Directive. What is needed is an exact copy of the lines from the one containing "Write the matplotlib code for this chart." to the one containing "va='center', fontsize=10, color=grey)", both lines included, and no other lines.

Entries supplied.
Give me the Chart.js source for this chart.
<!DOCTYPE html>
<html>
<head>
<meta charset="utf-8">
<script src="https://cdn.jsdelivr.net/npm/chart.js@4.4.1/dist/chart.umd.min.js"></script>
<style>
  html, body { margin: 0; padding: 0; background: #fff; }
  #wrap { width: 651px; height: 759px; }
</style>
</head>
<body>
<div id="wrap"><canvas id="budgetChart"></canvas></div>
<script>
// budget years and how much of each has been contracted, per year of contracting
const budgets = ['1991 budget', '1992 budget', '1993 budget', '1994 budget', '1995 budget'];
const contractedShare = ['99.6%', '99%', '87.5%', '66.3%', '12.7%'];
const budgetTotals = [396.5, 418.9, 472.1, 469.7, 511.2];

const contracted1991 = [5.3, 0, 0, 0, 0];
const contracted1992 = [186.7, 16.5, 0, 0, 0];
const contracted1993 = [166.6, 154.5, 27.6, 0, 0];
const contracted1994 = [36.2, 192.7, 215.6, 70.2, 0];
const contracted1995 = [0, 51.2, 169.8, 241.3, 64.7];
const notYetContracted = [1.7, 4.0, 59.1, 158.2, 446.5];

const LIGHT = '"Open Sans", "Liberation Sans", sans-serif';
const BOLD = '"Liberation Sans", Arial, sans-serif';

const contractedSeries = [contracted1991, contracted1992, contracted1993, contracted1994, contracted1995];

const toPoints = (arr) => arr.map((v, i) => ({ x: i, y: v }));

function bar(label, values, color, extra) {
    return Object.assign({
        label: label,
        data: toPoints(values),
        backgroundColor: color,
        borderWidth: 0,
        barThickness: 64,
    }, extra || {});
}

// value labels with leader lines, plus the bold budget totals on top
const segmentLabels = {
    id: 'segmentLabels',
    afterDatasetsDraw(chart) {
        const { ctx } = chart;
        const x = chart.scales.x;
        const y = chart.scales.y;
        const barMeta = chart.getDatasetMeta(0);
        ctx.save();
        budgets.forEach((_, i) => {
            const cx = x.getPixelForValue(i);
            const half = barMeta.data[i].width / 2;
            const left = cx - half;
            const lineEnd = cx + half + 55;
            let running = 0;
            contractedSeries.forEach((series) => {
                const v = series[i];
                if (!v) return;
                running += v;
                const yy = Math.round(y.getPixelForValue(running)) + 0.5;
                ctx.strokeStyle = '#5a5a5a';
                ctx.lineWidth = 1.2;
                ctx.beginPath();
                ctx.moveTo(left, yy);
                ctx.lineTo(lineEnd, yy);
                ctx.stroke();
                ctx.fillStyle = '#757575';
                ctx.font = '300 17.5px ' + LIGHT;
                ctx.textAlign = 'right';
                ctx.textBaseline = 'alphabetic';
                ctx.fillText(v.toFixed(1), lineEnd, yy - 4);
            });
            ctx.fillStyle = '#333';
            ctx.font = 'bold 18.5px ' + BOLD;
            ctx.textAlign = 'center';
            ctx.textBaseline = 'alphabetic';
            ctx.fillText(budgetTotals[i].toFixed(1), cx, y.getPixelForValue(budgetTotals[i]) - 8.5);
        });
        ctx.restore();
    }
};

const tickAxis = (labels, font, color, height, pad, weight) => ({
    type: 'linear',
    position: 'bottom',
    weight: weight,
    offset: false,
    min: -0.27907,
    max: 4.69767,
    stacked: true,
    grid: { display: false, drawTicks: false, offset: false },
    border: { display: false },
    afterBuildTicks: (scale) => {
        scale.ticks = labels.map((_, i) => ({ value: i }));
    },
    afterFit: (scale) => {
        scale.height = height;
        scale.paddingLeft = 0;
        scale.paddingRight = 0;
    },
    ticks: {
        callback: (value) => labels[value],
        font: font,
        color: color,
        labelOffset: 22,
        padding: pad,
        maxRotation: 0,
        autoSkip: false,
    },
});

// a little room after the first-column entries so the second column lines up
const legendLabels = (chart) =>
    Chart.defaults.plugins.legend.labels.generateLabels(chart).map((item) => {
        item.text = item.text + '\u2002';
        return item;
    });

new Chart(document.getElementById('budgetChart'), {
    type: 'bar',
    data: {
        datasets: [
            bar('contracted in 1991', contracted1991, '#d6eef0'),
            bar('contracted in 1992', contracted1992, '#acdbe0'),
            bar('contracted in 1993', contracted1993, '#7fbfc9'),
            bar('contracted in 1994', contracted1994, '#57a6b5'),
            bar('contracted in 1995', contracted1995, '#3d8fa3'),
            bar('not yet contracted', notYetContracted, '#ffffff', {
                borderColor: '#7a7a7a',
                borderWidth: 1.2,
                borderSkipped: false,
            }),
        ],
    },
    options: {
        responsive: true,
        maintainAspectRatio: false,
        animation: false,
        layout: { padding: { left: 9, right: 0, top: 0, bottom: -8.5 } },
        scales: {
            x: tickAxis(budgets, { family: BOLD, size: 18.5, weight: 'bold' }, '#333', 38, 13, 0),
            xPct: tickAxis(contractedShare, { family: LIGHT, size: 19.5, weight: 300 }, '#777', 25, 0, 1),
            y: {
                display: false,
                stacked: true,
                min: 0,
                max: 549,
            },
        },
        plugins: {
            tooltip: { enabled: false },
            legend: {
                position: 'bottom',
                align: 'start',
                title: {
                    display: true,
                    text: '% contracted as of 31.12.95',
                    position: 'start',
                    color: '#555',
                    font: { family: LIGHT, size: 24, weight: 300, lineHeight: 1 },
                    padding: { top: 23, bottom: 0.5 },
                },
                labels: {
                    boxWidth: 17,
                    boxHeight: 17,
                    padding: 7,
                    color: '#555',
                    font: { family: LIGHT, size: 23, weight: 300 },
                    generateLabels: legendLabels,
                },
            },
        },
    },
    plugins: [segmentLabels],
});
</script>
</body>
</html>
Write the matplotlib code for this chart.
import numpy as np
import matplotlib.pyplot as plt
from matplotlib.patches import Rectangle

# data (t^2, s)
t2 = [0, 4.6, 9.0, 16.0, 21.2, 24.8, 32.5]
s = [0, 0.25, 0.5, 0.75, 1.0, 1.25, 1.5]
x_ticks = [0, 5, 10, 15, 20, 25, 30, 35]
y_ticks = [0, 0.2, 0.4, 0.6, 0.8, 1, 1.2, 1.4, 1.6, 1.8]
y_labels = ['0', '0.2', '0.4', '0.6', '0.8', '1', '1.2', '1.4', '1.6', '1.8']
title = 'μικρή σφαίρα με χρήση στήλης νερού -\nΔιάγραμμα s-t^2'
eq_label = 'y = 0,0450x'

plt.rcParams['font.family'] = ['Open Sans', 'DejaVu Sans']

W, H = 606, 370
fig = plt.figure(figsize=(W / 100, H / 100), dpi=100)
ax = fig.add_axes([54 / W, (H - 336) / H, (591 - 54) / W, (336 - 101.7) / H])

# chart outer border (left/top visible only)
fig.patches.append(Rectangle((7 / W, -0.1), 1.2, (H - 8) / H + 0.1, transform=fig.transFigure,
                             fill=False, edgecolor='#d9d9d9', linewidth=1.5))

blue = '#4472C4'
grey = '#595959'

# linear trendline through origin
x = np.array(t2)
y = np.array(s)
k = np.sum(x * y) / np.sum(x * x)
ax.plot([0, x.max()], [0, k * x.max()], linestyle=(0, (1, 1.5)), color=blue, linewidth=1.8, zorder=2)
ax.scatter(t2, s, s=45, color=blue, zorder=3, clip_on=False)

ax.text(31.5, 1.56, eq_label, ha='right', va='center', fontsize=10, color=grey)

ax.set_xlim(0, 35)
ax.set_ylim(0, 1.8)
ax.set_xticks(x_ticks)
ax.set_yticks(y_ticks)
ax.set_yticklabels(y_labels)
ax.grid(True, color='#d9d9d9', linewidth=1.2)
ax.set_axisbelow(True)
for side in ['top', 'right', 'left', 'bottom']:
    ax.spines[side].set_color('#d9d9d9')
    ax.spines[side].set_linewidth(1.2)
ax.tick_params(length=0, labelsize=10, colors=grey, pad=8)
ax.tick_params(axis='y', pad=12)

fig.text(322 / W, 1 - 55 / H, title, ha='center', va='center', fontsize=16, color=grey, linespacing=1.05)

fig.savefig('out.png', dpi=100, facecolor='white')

Result for this exercise.
Write the matplotlib code for this chart.
import numpy as np
import matplotlib.pyplot as plt
from matplotlib.patches import Rectangle

# data (t^2, s)
t2 = [0, 4.6, 9.0, 16.0, 21.2, 24.8, 32.5]
s = [0, 0.25, 0.5, 0.75, 1.0, 1.25, 1.5]
x_ticks = [0, 5, 10, 15, 20, 25, 30, 35]
y_ticks = [0, 0.2, 0.4, 0.6, 0.8, 1, 1.2, 1.4, 1.6, 1.8]
y_labels = ['0', '0.2', '0.4', '0.6', '0.8', '1', '1.2', '1.4', '1.6', '1.8']
title = 'μικρή σφαίρα με χρήση στήλης νερού -\nΔιάγραμμα s-t^2'
eq_label = 'y = 0,0450x'

plt.rcParams['font.family'] = ['Open Sans', 'DejaVu Sans']

W, H = 606, 370
fig = plt.figure(figsize=(W / 100, H / 100), dpi=100)
ax = fig.add_axes([54 / W, (H - 336) / H, (591 - 54) / W, (336 - 101.7) / H])

# chart outer border (left/top visible only)
fig.patches.append(Rectangle((7 / W, -0.1), 1.2, (H - 8) / H + 0.1, transform=fig.transFigure,
                             fill=False, edgecolor='#d9d9d9', linewidth=1.5))

blue = '#4472C4'
grey = '#595959'

# linear trendline through origin
x = np.array(t2)
y = np.array(s)
k = np.sum(x * y) / np.sum(x * x)
ax.plot([0, x.max()], [0, k * x.max()], linestyle=(0, (1, 1.5)), color=blue, linewidth=1.8, zorder=2)
ax.scatter(t2, s, s=45, color=blue, zorder=3, clip_on=False)

ax.text(31.5, 1.56, eq_label, ha='right', va='center', fontsize=10, color=grey)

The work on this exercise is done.